TASK INSTRUCTIONS – List each line of the data that holds the string "this", please.

Figure scripts:
┌────────

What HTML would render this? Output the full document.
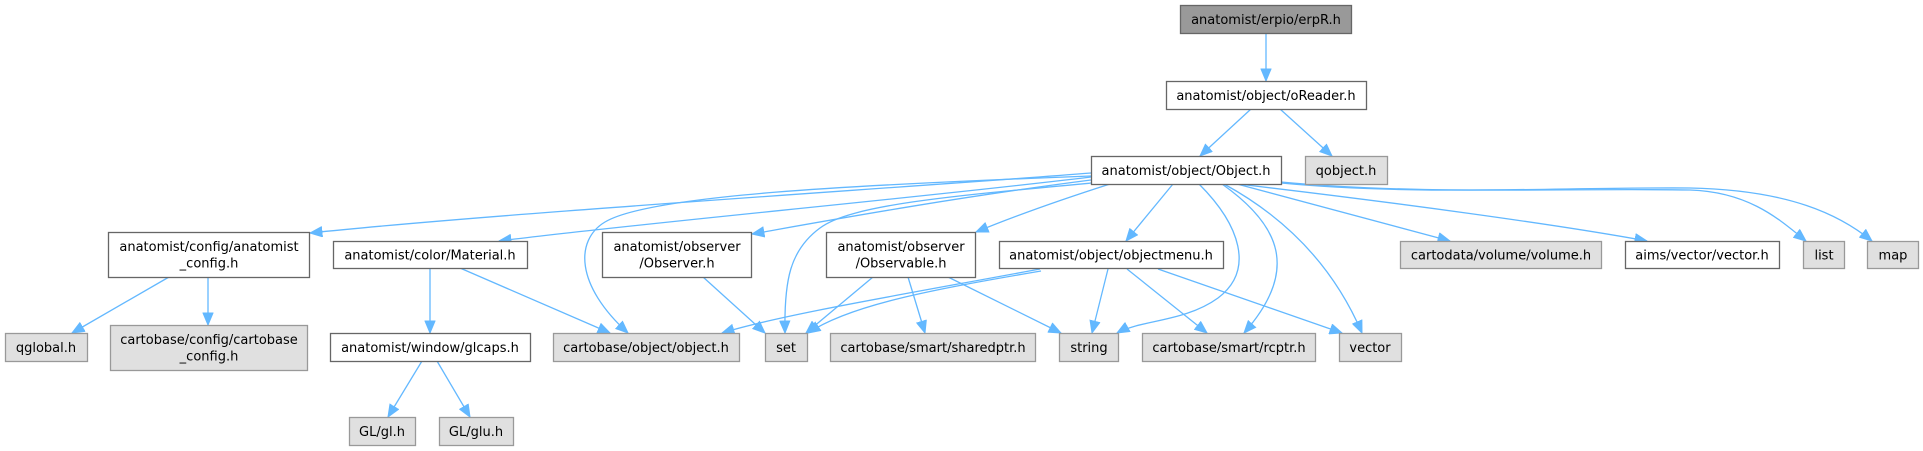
<!DOCTYPE html>
<html>
<head>
<meta charset="utf-8">
<style>
html,body{margin:0;padding:0;background:#fff;}
svg{display:block;}
text{font-family:"DejaVu Sans","Liberation Sans",sans-serif;font-size:13px;fill:#000;}
.w{fill:#fff;stroke:#666;stroke-width:1.3;}
.g{fill:#e0e0e0;stroke:#999;stroke-width:1.3;}
.r{fill:#999;stroke:#666;stroke-width:1.3;}
.e{fill:none;stroke:#63b8ff;stroke-width:1.3;marker-end:url(#a);}
</style>
</head>
<body>
<svg width="1923" height="451" viewBox="0 0 1923 451" xmlns="http://www.w3.org/2000/svg">
<defs>
<marker id="a" markerUnits="userSpaceOnUse" markerWidth="13" markerHeight="11" viewBox="0 0 13 11" refX="12.5" refY="5.5" orient="auto">
<path d="M0.5,0.5 L12.5,5.5 L0.5,10.5 z" fill="#63b8ff" stroke="#63b8ff" stroke-width="1"/>
</marker>
</defs>

<!-- edges -->
<path class="e" d="M1266,33 L1266,81"/>
<path class="e" d="M1251,109 L1200,156"/>
<path class="e" d="M1280,109 L1332,156"/>
<path class="e" d="M1091,173 C900,188 500,213 310,233"/>
<path class="e" d="M1091,177 C900,200 650,222 499,241"/>
<path class="e" d="M1091,176 C850,185 650,195 605,222 C575,240 575,285 628,333"/>
<path class="e" d="M1091,180 C950,198 820,222 752,234"/>
<path class="e" d="M1092,183 C950,196 850,205 820,228 C790,250 784,280 785,333"/>
<path class="e" d="M1110,184 C1060,200 1010,218 976,232"/>
<path class="e" d="M1173,184 L1126,241"/>
<path class="e" d="M1199,184 C1240,225 1255,270 1218,298 C1185,322 1140,320 1117,333"/>
<path class="e" d="M1222,184 C1280,225 1300,270 1244,333"/>
<path class="e" d="M1224,184 C1290,220 1335,270 1362,333"/>
<path class="e" d="M1237,184 L1450,241"/>
<path class="e" d="M1238,184 C1400,203 1560,225 1647,241"/>
<path class="e" d="M1281,182 C1420,195 1560,188 1690,190 C1750,192 1780,220 1806,241"/>
<path class="e" d="M1281,183 C1420,196 1560,187 1690,188 C1790,190 1840,215 1872,241"/>

<path class="e" d="M703,277 L765,333"/>
<path class="e" d="M873,277 L806,333"/>
<path class="e" d="M908,277 L925,333"/>
<path class="e" d="M948,277 L1061,333"/>
<path class="e" d="M1040,269 C900,295 780,315 722,333"/>
<path class="e" d="M1041,271 C930,290 850,305 808,333"/>
<path class="e" d="M1108,269 L1092,333"/>
<path class="e" d="M1127,269 L1207,333"/>
<path class="e" d="M1158,269 L1342,333"/>
<path class="e" d="M460,268 L610,333"/>
<path class="e" d="M430,268 L430,333"/>
<path class="e" d="M169,277 L72,333"/>
<path class="e" d="M208,277 L208,325"/>
<path class="e" d="M422,361 L388,417"/>
<path class="e" d="M437,361 L470,417"/>

<!-- nodes -->
<rect class="r" x="1180.5" y="5.5" width="171" height="28"/>
<text x="1266" y="24" text-anchor="middle">anatomist/erpio/erpR.h</text>

<rect class="w" x="1166.5" y="81.5" width="200" height="28"/>
<text x="1266" y="100" text-anchor="middle">anatomist/object/oReader.h</text>

<rect class="w" x="1091.5" y="156.5" width="190" height="28"/>
<text x="1186" y="175" text-anchor="middle">anatomist/object/Object.h</text>

<rect class="g" x="1305.5" y="156.5" width="82" height="28"/>
<text x="1346" y="175" text-anchor="middle">qobject.h</text>

<rect class="w" x="108.5" y="232.5" width="201" height="45"/>
<text x="209" y="251" text-anchor="middle">anatomist/config/anatomist</text>
<text x="209" y="267.5" text-anchor="middle">_config.h</text>

<rect class="w" x="333.5" y="241.5" width="194" height="27"/>
<text x="430" y="259.5" text-anchor="middle">anatomist/color/Material.h</text>

<rect class="w" x="602.5" y="232.5" width="149" height="45"/>
<text x="677" y="251" text-anchor="middle">anatomist/observer</text>
<text x="677" y="267.5" text-anchor="middle">/Observer.h</text>

<rect class="w" x="826.5" y="232.5" width="149" height="45"/>
<text x="901" y="251" text-anchor="middle">anatomist/observer</text>
<text x="901" y="267.5" text-anchor="middle">/Observable.h</text>

<rect class="w" x="999.5" y="241.5" width="224" height="27"/>
<text x="1111" y="259.5" text-anchor="middle">anatomist/object/objectmenu.h</text>

<rect class="g" x="1400.5" y="241.5" width="201" height="27"/>
<text x="1501" y="259.5" text-anchor="middle">cartodata/volume/volume.h</text>

<rect class="w" x="1625.5" y="241.5" width="154" height="27"/>
<text x="1702" y="259.5" text-anchor="middle">aims/vector/vector.h</text>

<rect class="g" x="1803.5" y="241.5" width="41" height="27"/>
<text x="1824" y="259.5" text-anchor="middle">list</text>

<rect class="g" x="1867.5" y="241.5" width="51" height="27"/>
<text x="1893" y="259.5" text-anchor="middle">map</text>

<rect class="g" x="5.5" y="333.5" width="82" height="28"/>
<text x="46" y="352" text-anchor="middle">qglobal.h</text>

<rect class="g" x="110.5" y="325.5" width="197" height="45"/>
<text x="209" y="344" text-anchor="middle">cartobase/config/cartobase</text>
<text x="209" y="360.5" text-anchor="middle">_config.h</text>

<rect class="w" x="330.5" y="333.5" width="200" height="28"/>
<text x="430" y="352" text-anchor="middle">anatomist/window/glcaps.h</text>

<rect class="g" x="553.5" y="333.5" width="186" height="28"/>
<text x="646" y="352" text-anchor="middle">cartobase/object/object.h</text>

<rect class="g" x="765.5" y="333.5" width="42" height="28"/>
<text x="786" y="352" text-anchor="middle">set</text>

<rect class="g" x="830.5" y="333.5" width="205" height="28"/>
<text x="933" y="352" text-anchor="middle">cartobase/smart/sharedptr.h</text>

<rect class="g" x="1059.5" y="333.5" width="59" height="28"/>
<text x="1089" y="352" text-anchor="middle">string</text>

<rect class="g" x="1142.5" y="333.5" width="173" height="28"/>
<text x="1229" y="352" text-anchor="middle">cartobase/smart/rcptr.h</text>

<rect class="g" x="1339.5" y="333.5" width="62" height="28"/>
<text x="1370" y="352" text-anchor="middle">vector</text>

<rect class="g" x="349.5" y="417.5" width="66" height="28"/>
<text x="382" y="436" text-anchor="middle">GL/gl.h</text>

<rect class="g" x="439.5" y="417.5" width="74" height="28"/>
<text x="476" y="436" text-anchor="middle">GL/glu.h</text>
</svg>
</body>
</html>
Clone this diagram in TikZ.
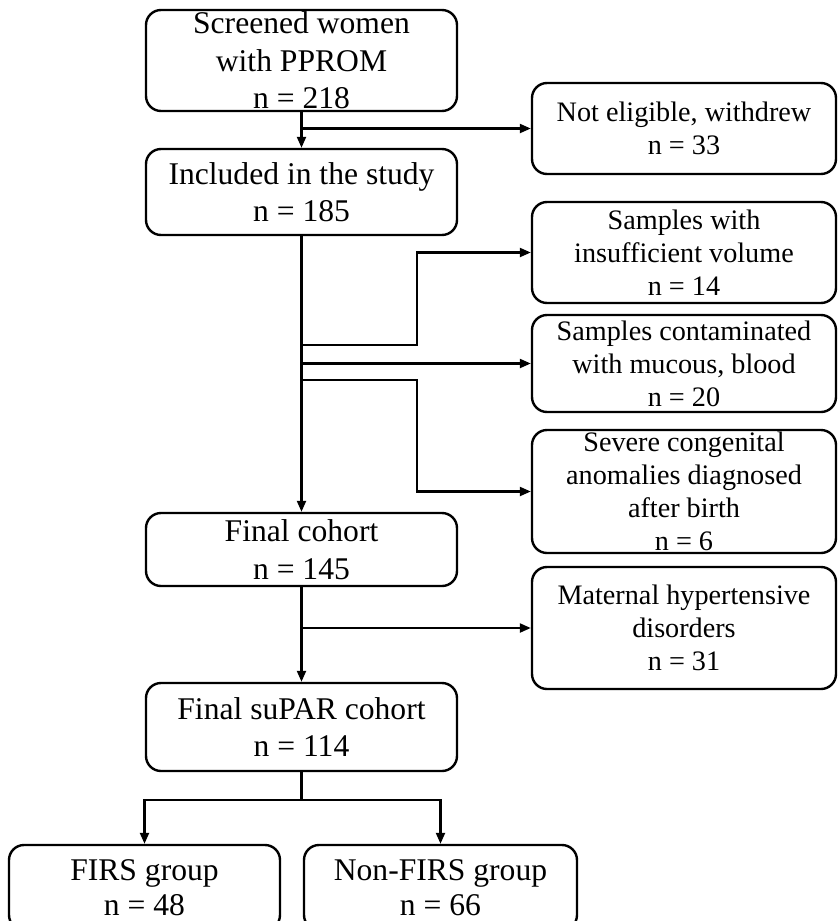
\documentclass[tikz,border=0pt]{standalone}
\usepackage{fontspec}
\setmainfont{Liberation Serif}
\usetikzlibrary{arrows.meta}
\begin{document}
\begin{tikzpicture}[x=1pt,y=-1pt,
  box/.style={draw, line width=2.4pt, rounded corners=15pt, align=center, inner sep=0pt},
  lbox/.style={box, font=\fontsize{31.6}{37.5}\selectfont, minimum width=311pt},
  rbox/.style={box, font=\fontsize{28.2}{33}\selectfont, minimum width=304pt},
  bbox/.style={box, font=\fontsize{31.6}{35}\selectfont},
  conn/.style={line width=2.2pt},
  arr/.style={conn, -{Triangle[length=11pt,width=9pt]}}
]
\useasboundingbox (0,0) rectangle (839,921);
\clip (0,0) rectangle (839,921);

\node[lbox, minimum height=101pt] (A) at (301.5,60.5) {Screened women\\with PPROM\\n = 218};
\node[lbox, minimum height=86pt] (B) at (301.5,192) {Included in the study\\n = 185};
\node[rbox, minimum height=91pt] (C) at (684,128.5) {Not eligible, withdrew\\n = 33};
\node[rbox, minimum height=101pt] (D) at (684,252.5) {Samples with\\insufficient volume\\n = 14};
\node[rbox, minimum height=97pt] (E) at (684,363.5) {Samples contaminated\\with mucous, blood\\n = 20};
\node[rbox, minimum height=123pt] (F) at (684,491.5) {Severe congenital\\anomalies diagnosed\\after birth\\n = 6};
\node[lbox, minimum height=73pt] (G) at (301.5,549.5) {Final cohort\\n = 145};
\node[rbox, minimum height=122pt] (H) at (684,628) {Maternal hypertensive\\disorders\\n = 31};
\node[lbox, minimum height=88pt] (I) at (301.5,727) {Final suPAR cohort\\n = 114};
\node[bbox, minimum width=271pt, minimum height=85pt] (J) at (144.5,887.5) {FIRS group\\n = 48};
\node[bbox, minimum width=273pt, minimum height=85pt] (K) at (440.5,887.5) {Non-FIRS group\\n = 66};

\draw[arr] (A) -- (B);
\coordinate (c0) at (A.south |- C.west);
\draw[arr] (c0) -- (C.west);

\draw[arr] (B) -- (G);
\coordinate (d0) at (301.5,345);
\coordinate (d1) at (417,345);
\draw[arr] (d0) -- (d1) |- (D.west);
\coordinate (e0) at (B.south |- E.west);
\draw[arr] (e0) -- (E.west);
\coordinate (f0) at (301.5,380);
\coordinate (f1) at (417,380);
\draw[arr] (f0) -- (f1) |- (F.west);

\draw[arr] (G) -- (I);
\coordinate (h0) at (G.south |- H.west);
\draw[arr] (h0) -- (H.west);

\coordinate (s0) at (301.5,800);
\draw[conn] (I.south) -- (s0);
\draw[arr] (s0) -| (J.north);
\draw[arr] (s0) -| (K.north);
\end{tikzpicture}
\end{document}
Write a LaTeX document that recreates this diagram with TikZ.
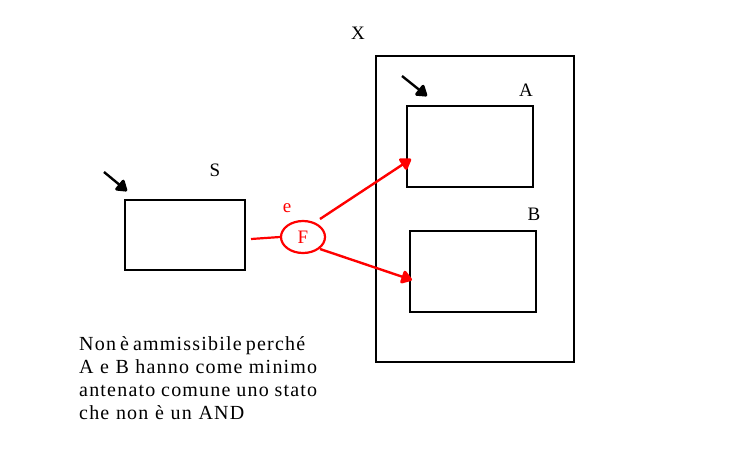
\documentclass[tikz,border=0pt]{standalone}
\usepackage{fontspec}
\setmainfont{Liberation Serif}[LetterSpace=6]
\usetikzlibrary{arrows.meta,shapes.geometric}
\begin{document}
\begin{tikzpicture}[x=1pt,y=-1pt,
  state/.style={draw,line width=1.6pt,inner sep=0pt},
  lbl/.style={font=\fontsize{19}{21}\selectfont,inner sep=0pt},
  blob/.style={-{Triangle[length=12pt,width=15pt,round,line width=3.5pt]}},
  initarr/.style={line width=2.4pt,blob},
  redarr/.style={red,line width=2.4pt,blob}]
\useasboundingbox (0,0) rectangle (730,475);
% S
\node[state,minimum width=120pt,minimum height=70pt] (S) at (185,235) {};
\node[lbl] (Sl) at (215,170) {S};
\coordinate (s0) at (104,172);
\coordinate (s1) at (127,191);
\draw[initarr] (s0) -- (s1);
% X
\node[state,minimum width=198pt,minimum height=306pt] (X) at (475,209) {};
\node[lbl] (Xl) at (358,33) {X};
% A
\node[state,minimum width=126pt,minimum height=81pt] (A) at (470,146.5) {};
\node[lbl] (Al) at (526,90) {A};
\coordinate (a0) at (402,76);
\coordinate (a1) at (427,96);
\draw[initarr] (a0) -- (a1);
% B
\node[state,minimum width=126pt,minimum height=81pt] (B) at (473,271.5) {};
\node[lbl] (Bl) at (534,214) {B};
% F
\node[draw=red,line width=2.2pt,ellipse,minimum width=44pt,minimum height=32pt,inner sep=0pt,text=red,font=\fontsize{19}{21}\selectfont] (F) at (303,237) {F};
\node[lbl,text=red] (e) at (287,208) {e};
\coordinate (fin) at (251,239);
\draw[red,line width=2.2pt] (fin) -- (F.west);
\coordinate (fa) at (320,219);
\coordinate (fb) at (320,249);
\coordinate (ta) at (411,159);
\coordinate (tb) at (412,280);
\draw[redarr] (fa) -- (ta);
\draw[redarr] (fb) -- (tb);
% text
\node[anchor=north west,inner sep=0pt,text width=240pt,align=left,font=\fontsize{20}{23}\selectfont] (txt) at (79,336)
{\makebox[226pt][l]{Non\hfill è\hfill ammissibile\hfill perché}\\
\makebox[238pt][l]{A\hfill e\hfill B\hfill hanno\hfill come\hfill minimo}\\
\makebox[238pt][l]{antenato\hfill comune\hfill uno\hfill stato}\\
che non è un AND};
\end{tikzpicture}
\end{document}
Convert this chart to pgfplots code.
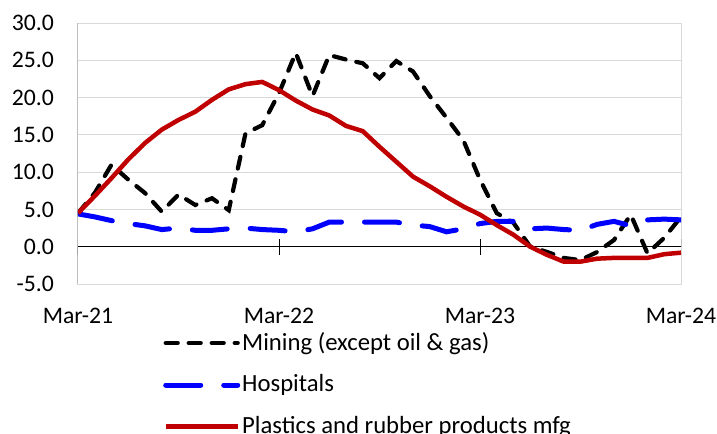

└────────

TASK ANSWER –
What HTML would render this? Output the full document.
Clone this diagram in TikZ.
Write a LaTeX document that recreates this diagram with TikZ.
Convert this chart to pgfplots code.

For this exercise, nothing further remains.